- Born: Charles Gabriel Kurland 14 January 1936 (age 90)
- Citizenship: American and Swedish
- Education: Harvard
- Known for: Biochemistry and biophysics of the ribosome
- Scientific career
- Fields: Biochemistry
- Institutions: Copenhagen University, Uppsala University, Lund University
- Doctoral advisor: James D. Watson

= Charles Kurland =

American-born Swedish biochemist

Charles Gabriel Kurland (born 14 January 1936) is an American-born Swedish biochemist.

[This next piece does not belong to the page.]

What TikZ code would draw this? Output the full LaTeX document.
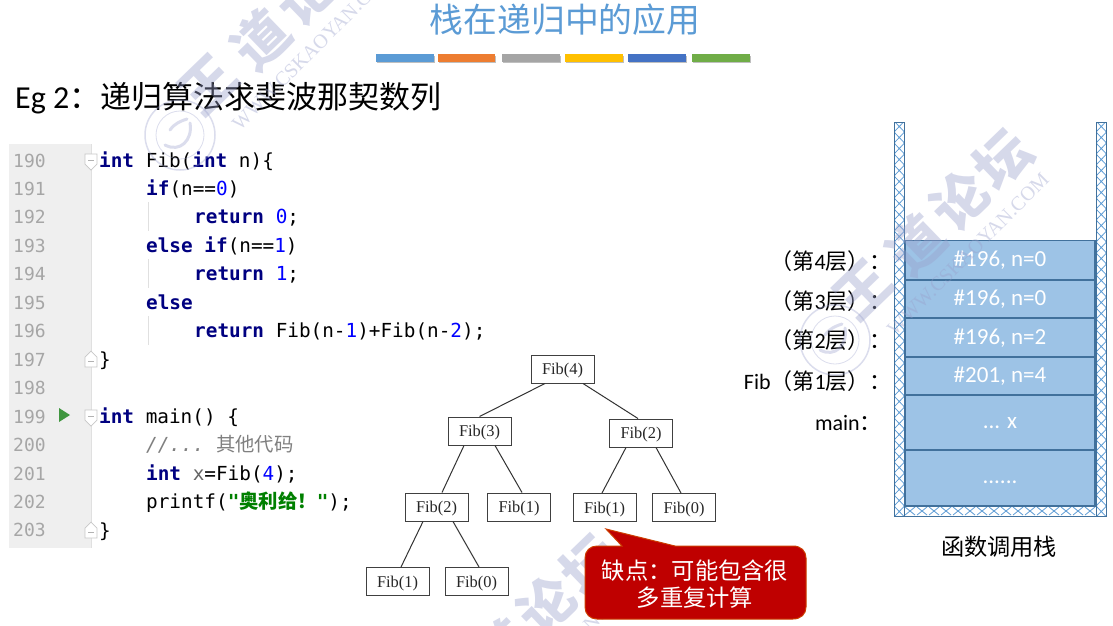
\documentclass[tikz,border=0pt]{standalone}
\usepackage{fontspec}
\setmainfont{Carlito}
\setmonofont{DejaVu Sans Mono}
\newfontfamily\zh{Noto Sans CJK SC}
\newfontfamily\tms{Liberation Serif}
\usetikzlibrary{calc}
\definecolor{kw}{HTML}{000080}
\definecolor{num}{HTML}{0000FF}
\definecolor{strg}{HTML}{008000}
\definecolor{cmt}{HTML}{808080}
\definecolor{gut}{HTML}{EFEFEF}
\definecolor{lnum}{HTML}{A6A6A6}
\definecolor{wallc}{HTML}{5B9BD5}
\definecolor{wallb}{HTML}{41719C}
\definecolor{cellf}{HTML}{9DC3E6}
\definecolor{wmc}{HTML}{9AA0CC}
\newcommand{\kw}[1]{\textcolor{kw}{\bfseries #1}}
\newcommand{\nm}[1]{\textcolor{num}{#1}}
\newcommand{\zhs}[1]{{\zh #1}}
\newcommand{\lowtxt}[2]{\raisebox{#1}[0pt][0pt]{#2}}
\tikzset{
  fibbox/.style={draw=black!75,line width=1pt,minimum width=63pt,minimum height=28pt,inner sep=0pt,text height=13pt,text depth=2pt,font=\tms\fontsize{16.4}{18}\selectfont,text=black!85},
  fibedge/.style={draw=black!80,line width=1pt},
  code/.style={anchor=base west,inner sep=0pt,font=\ttfamily\fontsize{19.35}{22}\selectfont},
  lineno/.style={anchor=base west,inner sep=0pt,font=\ttfamily\fontsize{18}{22}\selectfont,text=lnum},
  cell/.style={draw=wallb,line width=1.4pt,fill=cellf,minimum width=190pt,inner sep=0pt,text=white,font=\fontsize{23}{26}\selectfont},
  lab/.style={anchor=east,inner sep=0pt,font=\fontsize{22}{26}\selectfont,text=black},
  wmzh/.style={rotate=44,inner sep=0pt,text=wmc,opacity=.4,font=\zh\bfseries\fontsize{55}{58}\selectfont},
  wmen/.style={rotate=45,inner sep=0pt,text=wmc,opacity=.4,font=\tms\fontsize{20}{22}\selectfont},
  foldm/.style={draw=black!22,fill=white,line width=.7pt},
}
\newcommand{\wmark}[3]{% prefix, dx, dy
  \begin{scope}[shift={(#2,#3)}]
    \node[wmzh] (#1a) at (863,290) {王};
    \node[wmzh] (#1b) at (916,244) {道};
    \node[wmzh] (#1c) at (960,200) {论};
    \node[wmzh] (#1d) at (1003,160) {坛};
    \node[wmen] (#1e) at (968,254) {WWW.CSKAOYAN.COM};
    \draw[wmc,opacity=.35,line width=1.5pt] (835,340) circle (35);
    \draw[wmc,opacity=.35,line width=.8pt] (835,340) circle (24);
    \draw[wmc,opacity=.35,line width=3pt,line cap=round] (820,350) .. controls (835,358) and (848,345) .. (845,328);
    \draw[wmc,opacity=.35,line width=3pt,line cap=round] (825,335) .. controls (830,328) and (836,326) .. (842,324);
  \end{scope}
}
\begin{document}
\begin{tikzpicture}[x=1pt,y=-1pt]
\useasboundingbox (0,0) rectangle (1113,625);
\clip (0,0) rectangle (1113,625);
\fill[white] (0,0) rectangle (1113,625);

% title
\node[inner sep=0pt,text=wallc,font=\zh\fontsize{33.8}{36}\selectfont] (title) at (565,20) {栈在递归中的应用};
\foreach \xa/\xb/\c [count=\i] in {376/434/5B9BD5,438/495/ED7D31,502/560/A5A5A5,565/623/FFC000,628/686/4472C4,692/750/70AD47}{
  \definecolor{barc}{HTML}{\c}
  \fill[black!25] (\xa+1,56) rectangle (\xb+1,63);
  \fill[barc] (\xa,54) rectangle (\xb,61.5);
}
\node[anchor=base west,inner sep=0pt,font=\fontsize{32}{34}\selectfont] (eg) at (15,108) {Eg 2{\zh\fontsize{31}{34}\selectfont ：递归算法求斐波那契数列}};

% code gutter
\fill[gut] (9,144) rectangle (91,548);
\draw[black!12,line width=1pt] (91,144) -- (91,548);
\foreach \n [count=\i from 0] in {190,...,203}{
  \node[lineno] (ln\n) at (13,{167+28.46*\i}) {\n};
}
\draw[black!12,line width=1pt] (148,202) -- (148,231);
\draw[black!12,line width=1pt] (148,259) -- (148,288);
\draw[black!12,line width=1pt] (148,316) -- (148,345);
\fill[green!45!black!75] (59,408) -- (70,415) -- (59,422) -- cycle;
% fold markers
\foreach \y in {154,410}{
  \draw[foldm] (85,\y) -- (97,\y) -- (97,\y+10) -- (91,\y+16) -- (85,\y+10) -- cycle;
  \draw[black!30,line width=.7pt] (88,\y+6) -- (94,\y+6);
}
\foreach \y in {367,538}{
  \draw[foldm] (85,\y) -- (97,\y) -- (97,\y-10) -- (91,\y-16) -- (85,\y-10) -- cycle;
  \draw[black!30,line width=.7pt] (88,\y-6) -- (94,\y-6);
}
% code
\node[code] (c0) at (99,167) {\kw{int} Fib(\kw{int} n)\{};
\node[code] (c1) at (146,195.5) {\kw{if}(n==\nm{0})};
\node[code] (c2) at (194,223.9) {\kw{return} \nm{0};};
\node[code] (c3) at (146,252.4) {\kw{else if}(n==\nm{1})};
\node[code] (c4) at (194,280.8) {\kw{return} \nm{1};};
\node[code] (c5) at (146,309.3) {\kw{else}};
\node[code] (c6) at (194,337.8) {\kw{return} Fib(n-\nm{1})+Fib(n-\nm{2});};
\node[code] (c7) at (99,366.2) {\}};
\node[code] (c9) at (99,423.1) {\kw{int} main() \{};
\node[code] (c10) at (146,451.6) {\textcolor{cmt}{\itshape //...} \textcolor{cmt}{\zhs{其他代码}}};
\node[code] (c11) at (146,480) {\kw{int} \textcolor{black!60}{x}=Fib(\nm{4});};
\node[code] (c12) at (146,508.5) {printf(\textcolor{strg}{\bfseries "\zhs{奥利给！}"});};
\node[code] (c13) at (99,537) {\}};

% tree
\node[fibbox] (f4) at (562.5,369) {Fib(4)};
\node[fibbox] (f3) at (479.5,431) {Fib(3)};
\node[fibbox] (f2r) at (641,433) {Fib(2)};
\node[fibbox] (f2l) at (436.5,507) {Fib(2)};
\node[fibbox] (f1m) at (519,507) {Fib(1)};
\node[fibbox] (f1r) at (604.5,507.5) {Fib(1)};
\node[fibbox] (f0r) at (684,507.5) {Fib(0)};
\node[fibbox] (f1b) at (397.5,581.5) {Fib(1)};
\node[fibbox] (f0b) at (476.5,581.5) {Fib(0)};
\draw[fibedge] ([xshift=-17.5pt]f4.south) -- (f3.north);
\draw[fibedge] ([xshift=20.5pt]f4.south) -- ([xshift=-3pt]f2r.north);
\draw[fibedge] ([xshift=-15.5pt]f3.south) -- ([xshift=5.5pt]f2l.north);
\draw[fibedge] ([xshift=15.5pt]f3.south) -- ([xshift=3pt]f1m.north);
\draw[fibedge] ([xshift=-15pt]f2r.south) -- ([xshift=-2.5pt]f1r.north);
\draw[fibedge] ([xshift=15pt]f2r.south) -- ([xshift=-3pt]f0r.north);
\draw[fibedge] ([xshift=-13.5pt]f2l.south) -- ([xshift=3.5pt]f1b.north);
\draw[fibedge] ([xshift=16.5pt]f2l.south) -- ([xshift=2.5pt]f0b.north);

% stack walls
\begin{scope}
  \clip (894,122) rectangle (904.5,516);
  \foreach \y in {110,121,...,520}{
    \draw[wallc,line width=.8pt] (894,\y) -- (904.5,\y+11);
    \draw[wallc,line width=.8pt] (904.5,\y) -- (894,\y+11);
  }
\end{scope}
\begin{scope}
  \clip (1096,122) rectangle (1106.5,516);
  \foreach \y in {110,121,...,520}{
    \draw[wallc,line width=.8pt] (1096,\y) -- (1106.5,\y+11);
    \draw[wallc,line width=.8pt] (1106.5,\y) -- (1096,\y+11);
  }
\end{scope}
\begin{scope}
  \clip (904.5,506) rectangle (1096,516);
  \foreach \x in {904,916,...,1096}{
    \draw[wallc,line width=.8pt] (\x+1,507) -- (\x+11,515);
    \draw[wallc,line width=.8pt] (\x+11,507) -- (\x+1,515);
  }
\end{scope}
\draw[wallb,line width=1pt] (894,122) rectangle (904.5,516);
\draw[wallb,line width=1pt] (1096,122) rectangle (1106.5,516);
\draw[wallb,line width=1pt] (904.5,506) rectangle (1096,516);

% stack cells
\node[cell,minimum height=39pt] (s4) at (1000,260) {\lowtxt{-6.5pt}{\#196, n=0}};
\node[cell,minimum height=38pt] (s3) at (1000,299) {\lowtxt{-6.5pt}{\#196, n=0}};
\node[cell,minimum height=38pt] (s2) at (1000,337.5) {\lowtxt{-6.5pt}{\#196, n=2}};
\node[cell,minimum height=38pt] (s1) at (1000,376) {\lowtxt{-6.5pt}{\#201, n=4}};
\node[cell,minimum height=55pt] (sm) at (1000,422.5) {\lowtxt{-5.5pt}{... x}};
\node[cell,minimum height=56pt] (sb) at (1000,478) {\lowtxt{-5pt}{......}};

% stack labels
\node[lab] (l4) at (892,261) {\zhs{（第}4\zhs{层）：}};
\node[lab] (l3) at (892,301) {\zhs{（第}3\zhs{层）：}};
\node[lab] (l2) at (892,340) {\zhs{（第}2\zhs{层）：}};
\node[lab] (l1) at (892,381) {Fib\zhs{（第}1\zhs{层）：}};
\node[lab] (lm) at (882,423) {main\zhs{：}};
\node[inner sep=0pt,font=\zh\fontsize{23.2}{26}\selectfont] (cap) at (999,547) {函数调用栈};

% watermarks
\wmark{wa}{-655}{-205}
\wmark{wb}{0}{0}
\wmark{wc}{-413}{405}

% callout
\draw[draw=orange!60!red!80!black,line width=1pt,fill=red!75!black]
  (606,529) -- (675,546) -- (793,546)
  .. controls (801,546) and (806,551) .. (806,558) -- (806,607)
  .. controls (806,614) and (801,619) .. (793,619) -- (597,619)
  .. controls (590,619) and (585,614) .. (585,607) -- (585,558)
  .. controls (585,551) and (590,546) .. (597,546) -- (622,546) -- cycle;
\node[inner sep=0pt,align=center,text=white,font=\zh\fontsize{23.3}{27.5}\selectfont] (note) at (695,584) {缺点：可能包含很\\多重复计算};
\end{tikzpicture}
\end{document}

Kurland earned a doctorate in 1961 at Harvard University, advised by James D. Watson. Kurland accepted a postdoctoral research position at the Microbiology Institute of the University of Copenhagen, then joined the Uppsala University faculty in 1971. He retired from Uppsala in 2001, and was granted emeritus status. He was later affiliated with Lund University.

==Research==

Kurland's doctoral work dealt the structure of RNA, and continued with the discovery of messenger RNA (mRNA), work that also involved François Gros, Walter Gilbert and James Watson. This was published simultaneously with the report by Sydney Brenner, François Jacob and Matthew Meselson of the same discovery. It was followed by numerous papers concerned with ribosomal proteins

In the later part of his career Kurland has been interested in the origins of mitochondria and the tree of life.

==Academy memberships==
Kurland was elected to the Royal Swedish Academy of Sciences in 1988 as a foreign member, and reclassified as a Swedish member in 2002. The Estonian Academy of Sciences recognized his achievements in biochemistry, and awarded Kurland an equivalent honor in 1991.